Даже захотелось посмотреть на свои глаза и губы. Что-то я при первом созерцании своего облика ничего подозрительного не заметил, просто болезненная морда.
— Я больше не употребляю, — говорю я, — и разум мой чист и ясен как никогда. Так что я не поехал умом, если ты намекаешь на это.
— Вижу, что не поехал. Говоришь вполне внятно, даже удивительно, как внятно.
— Слушай, — меняю я тему, — я ведь знаю, что именно ты расследуешь преступления Чащовских. Неужели не хочется сцапать их за зад прямо во время преступления?
— Очень хочется, — соглашается он. — Вот только сам Андрей Чащовский руки как всегда марать не станет. Отправит кого-нибудь из своих зверенышей. И даже если я всех подниму, схватим мы парочку его пацанов и на этом все, они его не сдадут. Потому что знают, что на зоне им при таких раскладах не выжить. Поэтому, не вижу смысла лезть. Вот как уже случится, тогда мы и будем работать. И то, даже не мы, а Новороссийский отдел.

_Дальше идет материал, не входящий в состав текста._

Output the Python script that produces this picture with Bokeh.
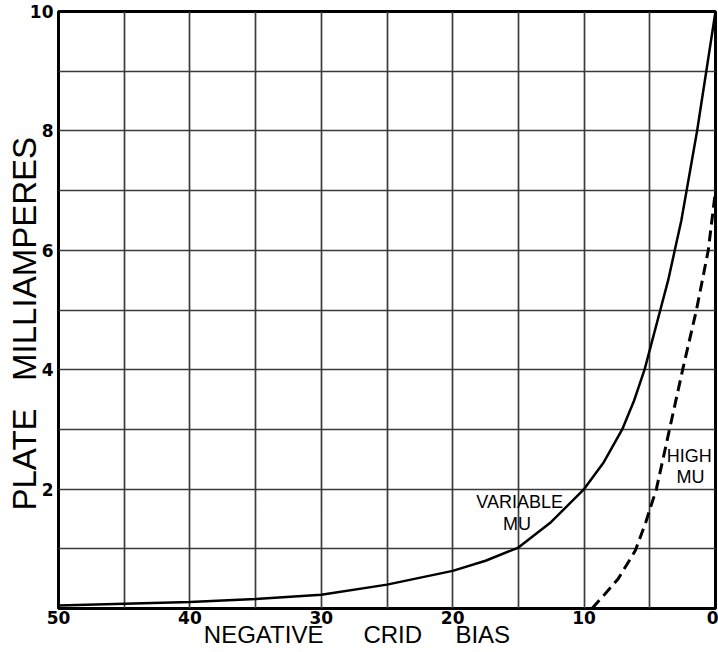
from bokeh.plotting import figure
from bokeh.models import Range1d, FixedTicker, Label
from bokeh.embed import file_html
from bokeh.resources import INLINE

# ---- data ----
variable_mu_bias = [50, 45, 40, 35, 30, 25, 20, 17.5, 15, 12.5, 10, 8.5, 7.1, 6.2, 5.4, 4.8, 4.2,
                    3.6, 3.1, 2.6, 2.2, 1.8, 1.4, 1.05, 0.7, 0.35, 0]
variable_mu_ma = [0.05, 0.08, 0.11, 0.16, 0.23, 0.4, 0.63, 0.8, 1.02, 1.45, 2.0, 2.45, 3.0, 3.48, 4.0, 4.5, 5.0,
                  5.5, 6.0, 6.5, 7.0, 7.5, 8.0, 8.5, 9.0, 9.5, 10.0]

high_mu_bias = [9.4, 8.5, 7.4, 6.1, 5.3, 4.5, 3.5, 2.5, 1.45, 0.55, 0]
high_mu_ma = [0.0, 0.22, 0.5, 0.97, 1.45, 2.0, 3.0, 4.0, 5.0, 6.0, 7.0]

x_tick_labels = [0, 10, 20, 30, 40, 50]
y_tick_labels = [2, 4, 6, 8, 10]
x_grid = list(range(0, 51, 5))
y_grid = list(range(0, 11))

FONT = "Liberation Sans"
TICK_FONT = "DejaVu Sans"
NB = "\u00a0"

p = figure(width=718, height=652, output_backend="svg", toolbar_location=None,
           x_range=Range1d(50, 0), y_range=Range1d(0, 10),
           min_border_left=58, min_border_right=3, min_border_top=11, min_border_bottom=44,
           background_fill_color="white", border_fill_color="white")

p.outline_line_color = "black"
p.outline_line_width = 3

p.xgrid.ticker = FixedTicker(ticks=x_grid)
p.ygrid.ticker = FixedTicker(ticks=y_grid)
for g in (p.xgrid, p.ygrid):
    g.grid_line_color = "#3a3a3a"
    g.grid_line_width = 1.7
    g.grid_line_alpha = 1.0

p.xaxis.ticker = FixedTicker(ticks=x_tick_labels)
p.yaxis.ticker = FixedTicker(ticks=y_tick_labels)
for ax in (p.xaxis, p.yaxis):
    ax.axis_line_color = None
    ax.major_tick_line_color = None
    ax.minor_tick_line_color = None
    ax.major_tick_out = 0
    ax.major_tick_in = 0
    ax.minor_tick_out = 0
    ax.minor_tick_in = 0
    ax.major_label_text_font = TICK_FONT
    ax.major_label_text_font_style = "bold"
    ax.major_label_text_font_size = "17px"
    ax.major_label_text_color = "black"
    ax.axis_label_text_font = FONT
    ax.axis_label_text_font_style = "normal"
    ax.axis_label_text_color = "black"
p.xaxis.major_label_standoff = 2
p.yaxis.major_label_standoff = 5

p.xaxis.axis_label = "NEGATIVE" + NB * 6 + "CRID" + NB * 5 + "BIAS" + NB * 9
p.xaxis.axis_label_text_font_size = "24px"
p.xaxis.axis_label_standoff = -6

p.yaxis.axis_label = "PLATE" + NB * 3 + "MILLIAMPERES" + NB * 3
p.yaxis.axis_label_text_font_size = "33px"
p.yaxis.axis_label_standoff = -16

p.line(variable_mu_bias, variable_mu_ma, line_color="black", line_width=2.5)
p.line(high_mu_bias, high_mu_ma, line_color="black", line_width=3, line_dash="11 6")

def add_text(x, y, text, size):
    p.add_layout(Label(x=x, y=y, text=text,
                       text_font=FONT, text_font_size=size, text_color="black",
                       text_align="center", text_baseline="middle"))

add_text(14.9, 1.79, "VARIABLE", "18px")
add_text(15.1, 1.42, "MU", "18px")
add_text(2.0, 2.55, "HIGH", "18px")
add_text(1.9, 2.2, "MU", "18px")

open("out.html", "w").write(file_html(p, INLINE))
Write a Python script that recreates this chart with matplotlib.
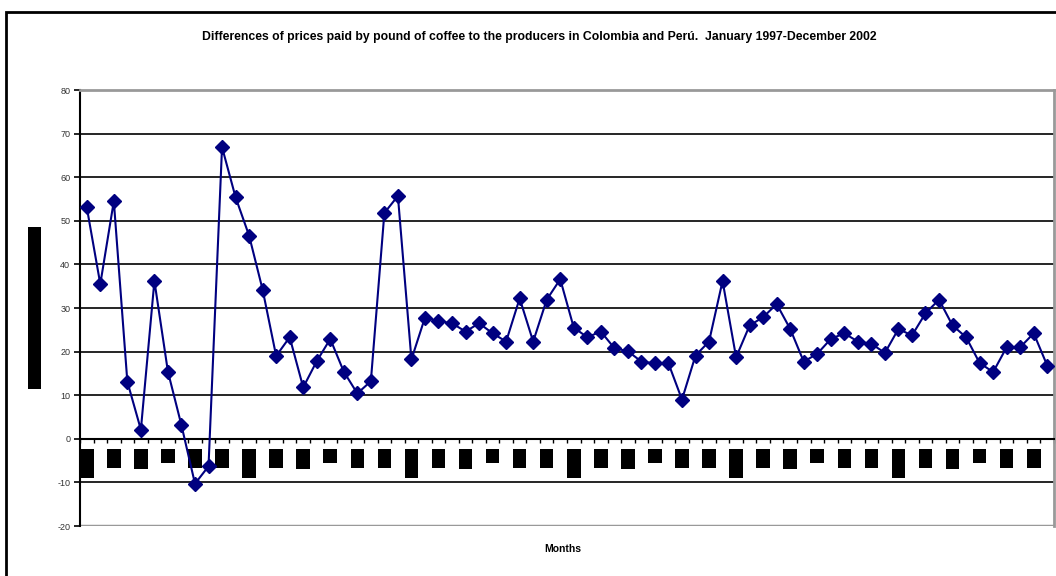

— Ясно, значит, когда убьют, тогда и приходите, — мрачно вздыхаю я, затем снова обращаюсь к Бессонову: — Слушай, ну я понимаю, что в рамках закона ты действовать не можешь. Но ведь я тебе сдаю их с потрохами и всех разом. Вова согласен выдать все преступления Чащовских и Казачинкских. Да и вообще, там завтра резня намечается. Неужели, зная это, ты ничего не предпримешь? Если схватишь их, предотвратишь преступление, это ж ведь как минимум повышение в звании.
— Слушай, парень, — хмурит лоб недовольно Аркадий, — что ты хочешь от меня? Я тебе, по-моему, все четко и ясно пояснил. Это не в моей компетенции.
— Я хочу, чтобы Чернышевский не участвовал в этой резне. Хочу, чтобы он вообще не был причастен никоим образом к этой группировке.
— Это, конечно, похвально, но я тебе не крестна фея, чтобы вот так палочкой взмахнул, и твой безмозглый друг, который сам влез в эту задницу, стал вдруг законопослушным гражданином.
— Значит, не поможешь?
— Странный ты тип, — вместо ответа, усмехается Бессонов, откидываясь на спинку скамейки. — Как ты вообще в это ввязался? Тоже был в банде Чащовских? Попал под обнуление?
— Да, типа того, — киваю я. — Так ты поможешь или нет?
Он молчит.
— А если я скажу, что есть вероятность, что и сам Чащовский будет в доме Казачинского в это время?